* Start COLLECTED MATERIAL *
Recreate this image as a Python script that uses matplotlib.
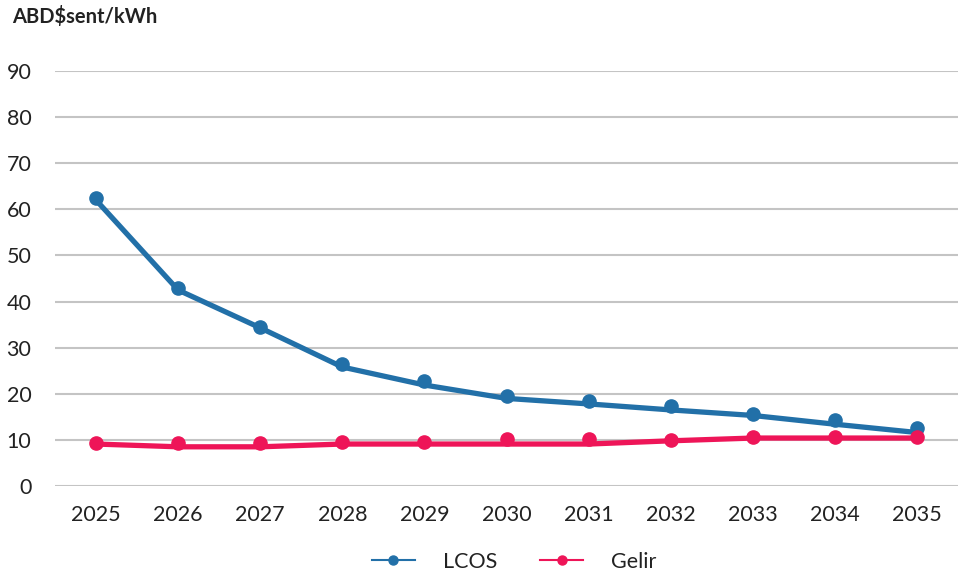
import matplotlib
matplotlib.use("Agg")
import matplotlib.pyplot as plt
from matplotlib.lines import Line2D

plt.rcParams['font.family'] = ['Lato', 'DejaVu Sans']

years = ["2025", "2026", "2027", "2028", "2029", "2030",
         "2031", "2032", "2033", "2034", "2035"]

# Reported values (markers) and the drawn curve for each series
lcos_points = [62.5, 42.9, 34.5, 26.5, 22.8, 19.6, 18.4, 17.3, 15.6, 14.3, 12.6]
lcos_line = [62.0, 42.5, 34.3, 25.8, 21.9, 19.0, 17.8, 16.5, 15.3, 13.4, 11.6]
gelir_points = [9.3, 9.3, 9.3, 9.5, 9.5, 10.1, 10.1, 10.0, 10.6, 10.6, 10.6]
gelir_line = [9.1, 8.5, 8.5, 9.1, 9.1, 9.1, 9.1, 9.8, 10.4, 10.4, 10.4]

yticks = [0, 10, 20, 30, 40, 50, 60, 70, 80, 90]

blue = "#2270a8"
pink = "#ee1558"
grid = "#c4c4c4"
text = "#222222"

fig = plt.figure(figsize=(9.74, 5.76), dpi=100)
ax = fig.add_axes([55 / 974, 90 / 576, 903 / 974, 415 / 576])

x = list(range(len(years)))

ax.plot(x, lcos_line, color=blue, lw=3.8, solid_capstyle='butt', zorder=3)
ax.plot(x, lcos_points, ls='none', marker='o', ms=9.5, color=blue, zorder=4)
ax.plot(x, gelir_line, color=pink, lw=3.8, solid_capstyle='butt', zorder=3)
ax.plot(x, gelir_points, ls='none', marker='o', ms=9.5, color=pink, zorder=4)

ax.set_xlim(-0.5, len(years) - 0.5)
ax.set_ylim(0, 90)
ax.set_yticks(yticks)
ax.set_yticklabels([str(v) for v in yticks])
ax.set_xticks(x)
ax.set_xticklabels(years)
ax.tick_params(axis='both', length=0, labelsize=15.5, colors=text)
ax.tick_params(axis='y', pad=17)
ax.tick_params(axis='x', pad=14)
for lbl in ax.get_xticklabels() + ax.get_yticklabels():
    lbl.set_color(text)

ax.grid(axis='y', color=grid, lw=1.5)
ax.set_axisbelow(True)
for s in ax.spines.values():
    s.set_visible(False)

fig.text(12 / 974, 1 - 17 / 576, "ABD$sent/kWh", fontsize=14.5,
         fontweight='bold', color=text, ha='left', va='center')

handles = [
    Line2D([], [], color=blue, lw=1.5, marker='o', ms=6.5),
    Line2D([], [], color=pink, lw=1.5, marker='o', ms=6.5),
]
fig.legend(handles, ["LCOS", "Gelir"], loc='center', bbox_to_anchor=(0.528, 1 - 562 / 576),
           ncol=2, frameon=False, fontsize=15.5, handlelength=2.0,
           columnspacing=2.0, handletextpad=1.3, labelcolor=text)

fig.savefig("out.png", dpi=100)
* End COLLECTED MATERIAL *
SET EXERCISE: What is needed is an exact reproduction of the data, pictures excluded.

FINISHED TASK:
Recreate this image as a Python script that uses matplotlib.
import matplotlib
matplotlib.use("Agg")
import matplotlib.pyplot as plt
from matplotlib.lines import Line2D

plt.rcParams['font.family'] = ['Lato', 'DejaVu Sans']

years = ["2025", "2026", "2027", "2028", "2029", "2030",
         "2031", "2032", "2033", "2034", "2035"]

# Reported values (markers) and the drawn curve for each series
lcos_points = [62.5, 42.9, 34.5, 26.5, 22.8, 19.6, 18.4, 17.3, 15.6, 14.3, 12.6]
lcos_line = [62.0, 42.5, 34.3, 25.8, 21.9, 19.0, 17.8, 16.5, 15.3, 13.4, 11.6]
gelir_points = [9.3, 9.3, 9.3, 9.5, 9.5, 10.1, 10.1, 10.0, 10.6, 10.6, 10.6]
gelir_line = [9.1, 8.5, 8.5, 9.1, 9.1, 9.1, 9.1, 9.8, 10.4, 10.4, 10.4]

yticks = [0, 10, 20, 30, 40, 50, 60, 70, 80, 90]

blue = "#2270a8"
pink = "#ee1558"
grid = "#c4c4c4"
text = "#222222"

fig = plt.figure(figsize=(9.74, 5.76), dpi=100)
ax = fig.add_axes([55 / 974, 90 / 576, 903 / 974, 415 / 576])

x = list(range(len(years)))

ax.plot(x, lcos_line, color=blue, lw=3.8, solid_capstyle='butt', zorder=3)
ax.plot(x, lcos_points, ls='none', marker='o', ms=9.5, color=blue, zorder=4)
ax.plot(x, gelir_line, color=pink, lw=3.8, solid_capstyle='butt', zorder=3)
ax.plot(x, gelir_points, ls='none', marker='o', ms=9.5, color=pink, zorder=4)

ax.set_xlim(-0.5, len(years) - 0.5)
ax.set_ylim(0, 90)
ax.set_yticks(yticks)
ax.set_yticklabels([str(v) for v in yticks])
ax.set_xticks(x)
ax.set_xticklabels(years)
ax.tick_params(axis='both', length=0, labelsize=15.5, colors=text)
ax.tick_params(axis='y', pad=17)
ax.tick_params(axis='x', pad=14)
for lbl in ax.get_xticklabels() + ax.get_yticklabels():
    lbl.set_color(text)

ax.grid(axis='y', color=grid, lw=1.5)
ax.set_axisbelow(True)
for s in ax.spines.values():
    s.set_visible(False)

fig.text(12 / 974, 1 - 17 / 576, "ABD$sent/kWh", fontsize=14.5,
         fontweight='bold', color=text, ha='left', va='center')

handles = [
    Line2D([], [], color=blue, lw=1.5, marker='o', ms=6.5),
    Line2D([], [], color=pink, lw=1.5, marker='o', ms=6.5),
]
fig.legend(handles, ["LCOS", "Gelir"], loc='center', bbox_to_anchor=(0.528, 1 - 562 / 576),
           ncol=2, frameon=False, fontsize=15.5, handlelength=2.0,
           columnspacing=2.0, handletextpad=1.3, labelcolor=text)

fig.savefig("out.png", dpi=100)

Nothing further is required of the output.